Dr Bates said he personally had not experienced major issues with referrals locally, and GPs tended to complain more about the frustrations of waiting times for outpatients than of letters not being dealt with.

However, other GPs say they have experienced problems. Monaghan GP Dr Illona Duffy said issues around delays in dealing with GP referral letters was a national problem. “It’s symptomatic of the extra demands being made on hospitals throughout the country without resources.”

She said two years ago she sent a letter to Our Lady of Lourdes Hospital in Drogheda requesting an urgent orthopaedic appointment for a patient. After three weeks the patient had received no appointment so Dr Duffy rang the hospital and was told no referral had been received. When she insisted the referral had been posted and faxed, the hospital said the letter was “in the box”.

“I asked ‘what box?’ and they said this was a box all GP referral letters were being put into because the waiting list was too long and they had been told not to add any new names to it.”

Lucan GP Dr Tony Feeney said he believed up to 20 per cent of GP referral letters got lost.
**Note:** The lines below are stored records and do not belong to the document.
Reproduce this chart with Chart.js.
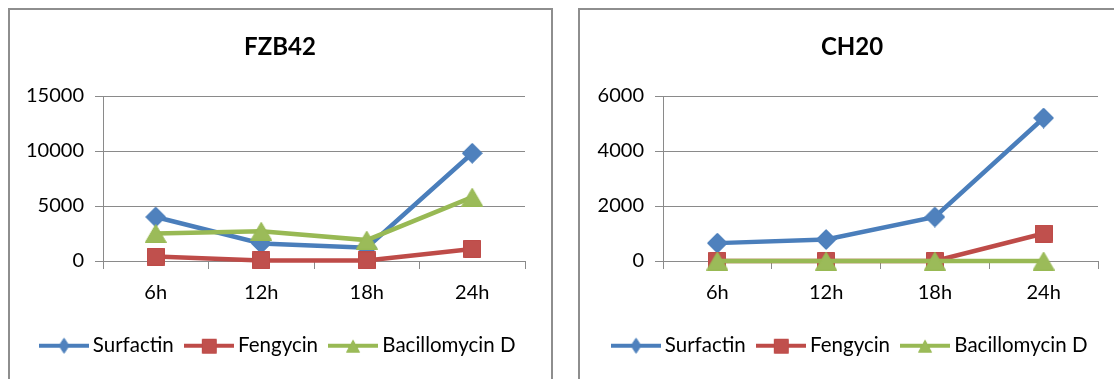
<!DOCTYPE html>
<html>
<head>
<meta charset="utf-8">
<script src="https://cdn.jsdelivr.net/npm/chart.js@4/dist/chart.umd.min.js"></script>
<style>
  html, body { margin: 0; padding: 0; background: #fff; overflow: hidden; width: 1114px; height: 379px; }
  .frame { position: absolute; border: 2px solid #8e8e8e; border-bottom: none; box-sizing: border-box; }
  canvas { position: absolute; }
</style>
</head>
<body>
<div class="frame" style="left:8px;top:8px;width:545px;height:390px"></div>
<div class="frame" style="left:578px;top:8px;width:580px;height:390px"></div>
<canvas id="fzb42" width="543" height="369" style="left:10px;top:10px"></canvas>
<canvas id="ch20" width="534" height="369" style="left:580px;top:10px"></canvas>
<script>
// Sampling times
const timePoints = ['6h', '12h', '18h', '24h'];

// Lipopeptide yields, strain FZB42
const fzbSurfactin     = [4000, 1600, 1200, 9800];
const fzbFengycin      = [400, 50, 50, 1100];
const fzbBacillomycinD = [2500, 2700, 1900, 5800];
const fzbTicks         = [0, 5000, 10000, 15000];

// Lipopeptide yields, strain CH20
const chSurfactin      = [650, 780, 1600, 5200];
const chFengycin       = [0, 0, 0, 1000];
const chBacillomycinD  = [0, 0, 0, 0];
const chTicks          = [0, 2000, 4000, 6000];

const seriesNames = ['Surfactin', 'Fengycin', 'Bacillomycin D'];

// Office-style series colours: line, marker fill
const lineColors = ['#4A7EBB', '#BE4B48', '#98B954'];
const fillColors = ['#4F81BD', '#C0504D', '#9BBB59'];
const gridColor = '#8a8a8a';

Chart.defaults.font.family = "Lato, 'Liberation Sans', sans-serif";
Chart.defaults.color = '#000';

// Marker bitmaps centred on their bounding box
function makeMarker(shape, w, h, fill, stroke) {
  const c = document.createElement('canvas');
  c.width = w; c.height = h;
  const g = c.getContext('2d');
  g.fillStyle = fill; g.strokeStyle = stroke; g.lineWidth = 1;
  g.beginPath();
  if (shape === 'diamond') {
    g.moveTo(w / 2, 0.5); g.lineTo(w - 0.5, h / 2); g.lineTo(w / 2, h - 0.5); g.lineTo(0.5, h / 2);
  } else if (shape === 'square') {
    g.rect(0.5, 0.5, w - 1, h - 1);
  } else {
    g.moveTo(w / 2, 0.5); g.lineTo(w - 0.5, h - 0.5); g.lineTo(0.5, h - 0.5);
  }
  g.closePath(); g.fill(); g.stroke();
  return c;
}

// Legend swatch: a short stretch of line with the marker in the middle
function makeLegendIcon(marker, color, w, h) {
  const c = document.createElement('canvas');
  c.width = w; c.height = h;
  const g = c.getContext('2d');
  g.strokeStyle = color; g.lineWidth = 4;
  g.beginPath(); g.moveTo(0, h / 2); g.lineTo(w, h / 2); g.stroke();
  g.drawImage(marker, Math.round((w - marker.width) / 2), Math.round((h - marker.height) / 2));
  return c;
}

const chartMarkers = [
  makeMarker('diamond', 21, 21, fillColors[0], lineColors[0]),
  makeMarker('square', 18, 18, fillColors[1], lineColors[1]),
  makeMarker('triangle', 22, 19, fillColors[2], lineColors[2])
];
const legendIcons = [
  makeLegendIcon(makeMarker('diamond', 11, 16, fillColors[0], lineColors[0]), lineColors[0], 50, 22),
  makeLegendIcon(makeMarker('square', 15, 15, fillColors[1], lineColors[1]), lineColors[1], 50, 22),
  makeLegendIcon(makeMarker('triangle', 14, 13, fillColors[2], lineColors[2]), lineColors[2], 50, 22)
];

function buildChart(canvasId, title, values, ticks, geom) {
  const datasets = values.map((data, i) => ({
    label: seriesNames[i],
    data: data,
    borderColor: lineColors[i],
    backgroundColor: fillColors[i],
    borderWidth: 4.5,
    pointStyle: chartMarkers[i],
    pointRadius: 10,
    pointHoverRadius: 10,
    tension: 0,
    clip: false,
    order: values.length - i   // later series sit on top
  }));

  return new Chart(document.getElementById(canvasId), {
    type: 'line',
    data: { labels: timePoints, datasets: datasets },
    options: {
      responsive: false,
      animation: false,
      events: [],
      layout: { padding: { left: geom.padL, right: geom.padR, top: 0, bottom: 13 } },
      plugins: {
        title: {
          display: true,
          text: title,
          font: { size: 24, weight: 'bold' },
          color: '#000',
          padding: { top: 22.6, bottom: 34.6 }
        },
        legend: {
          position: 'bottom',
          labels: {
            usePointStyle: true,
            pointStyleWidth: 38,
            padding: 16,
            font: { size: 20.5 },
            color: '#000',
            sort: (a, b) => a.datasetIndex - b.datasetIndex,
            generateLabels(chart) {
              const items = Chart.defaults.plugins.legend.labels.generateLabels(chart);
              items.forEach(it => { it.pointStyle = legendIcons[it.datasetIndex]; it.lineWidth = 0; });
              return items;
            }
          }
        },
        tooltip: { enabled: false }
      },
      scales: {
        x: {
          offset: true,
          grid: { offset: true, drawOnChartArea: false, drawTicks: true, tickLength: 8, color: gridColor },
          border: { display: true, color: gridColor },
          ticks: { font: { size: 20 }, padding: 12, color: '#000', maxRotation: 0 },
          afterFit(scale) { scale.height = 58.5; }
        },
        y: {
          min: ticks[0],
          max: ticks[ticks.length - 1],
          grid: { color: gridColor, tickLength: 8 },
          border: { display: true, color: gridColor },
          ticks: {
            stepSize: ticks[1] - ticks[0],
            font: { size: 20 },
            padding: 11,
            color: '#000',
            callback: v => String(v)
          },
          afterBuildTicks(scale) { scale.ticks = ticks.map(v => ({ value: v })); },
          afterFit(scale) { scale.width = geom.yWidth; }
        },
        // empty right-hand margin so title and legend centre over the frame
        spacer: {
          type: 'linear',
          position: 'right',
          grid: { display: false },
          border: { display: false },
          ticks: { display: false },
          afterFit(scale) { scale.width = geom.spacer; }
        }
      }
    }
  });
}

buildChart('fzb42', 'FZB42', [fzbSurfactin, fzbFengycin, fzbBacillomycinD], fzbTicks,
  { padL: 13, padR: 16, yWidth: 80, spacer: 12 });
buildChart('ch20', 'CH20', [chSurfactin, chFengycin, chBacillomycinD], chTicks,
  { padL: 14, padR: 4, yWidth: 69, spacer: 12 });
</script>
</body>
</html>
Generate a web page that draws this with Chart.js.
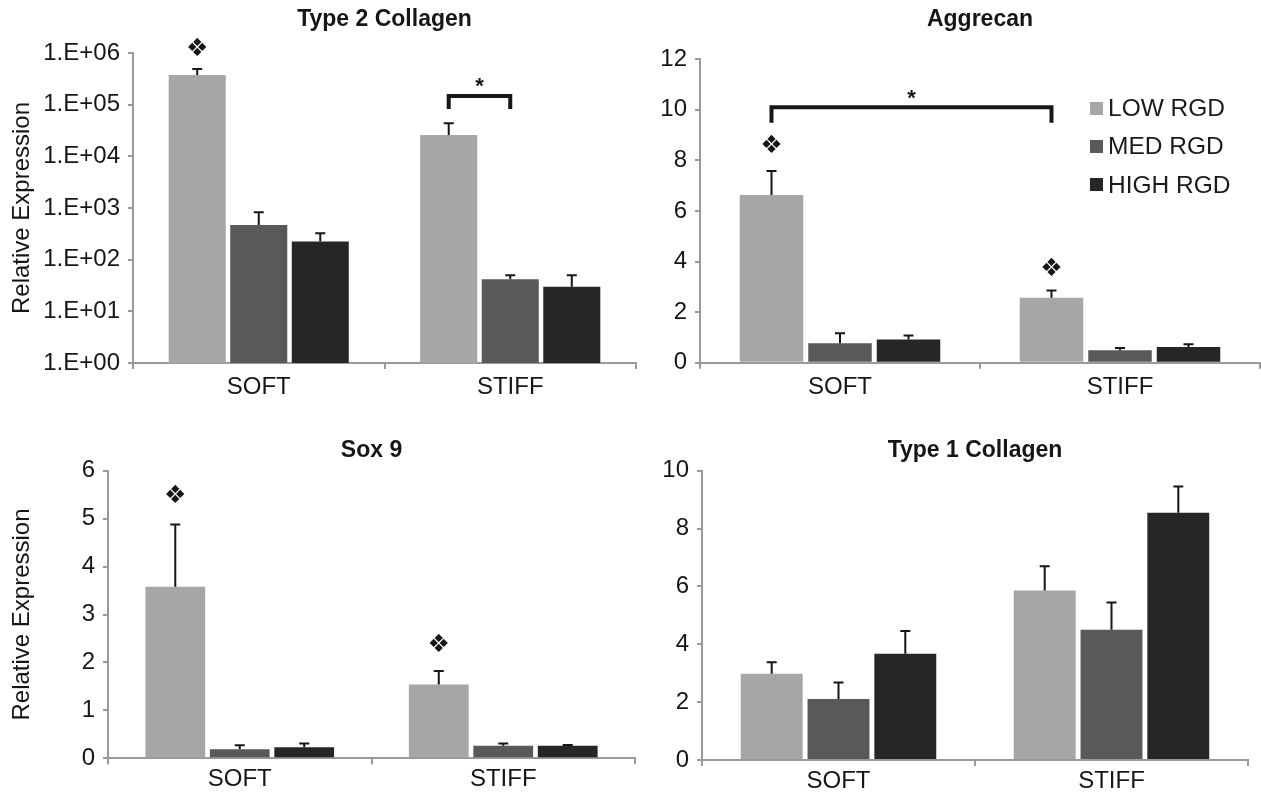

At the practice where he worked patients were asked to track their referrals and contact the practice if they do not here from the hospital within three weeks.

He called for a system of acknowledgement of GP letters to be put in place in all hospitals.

Dr Aodhagan O’Reilly, a GP in Tallaght, said local doctors had raised the problems with the hospital on a number of occasions.

He said a patient referred to the orthopaedic department in 2004 has never received a reply.

And a man referred with severe arthritis in his hip in 2006 and again in 2008 only received a query about his status in 2010. In the meantime, he had his hip replaced at Blanchardstown hospital.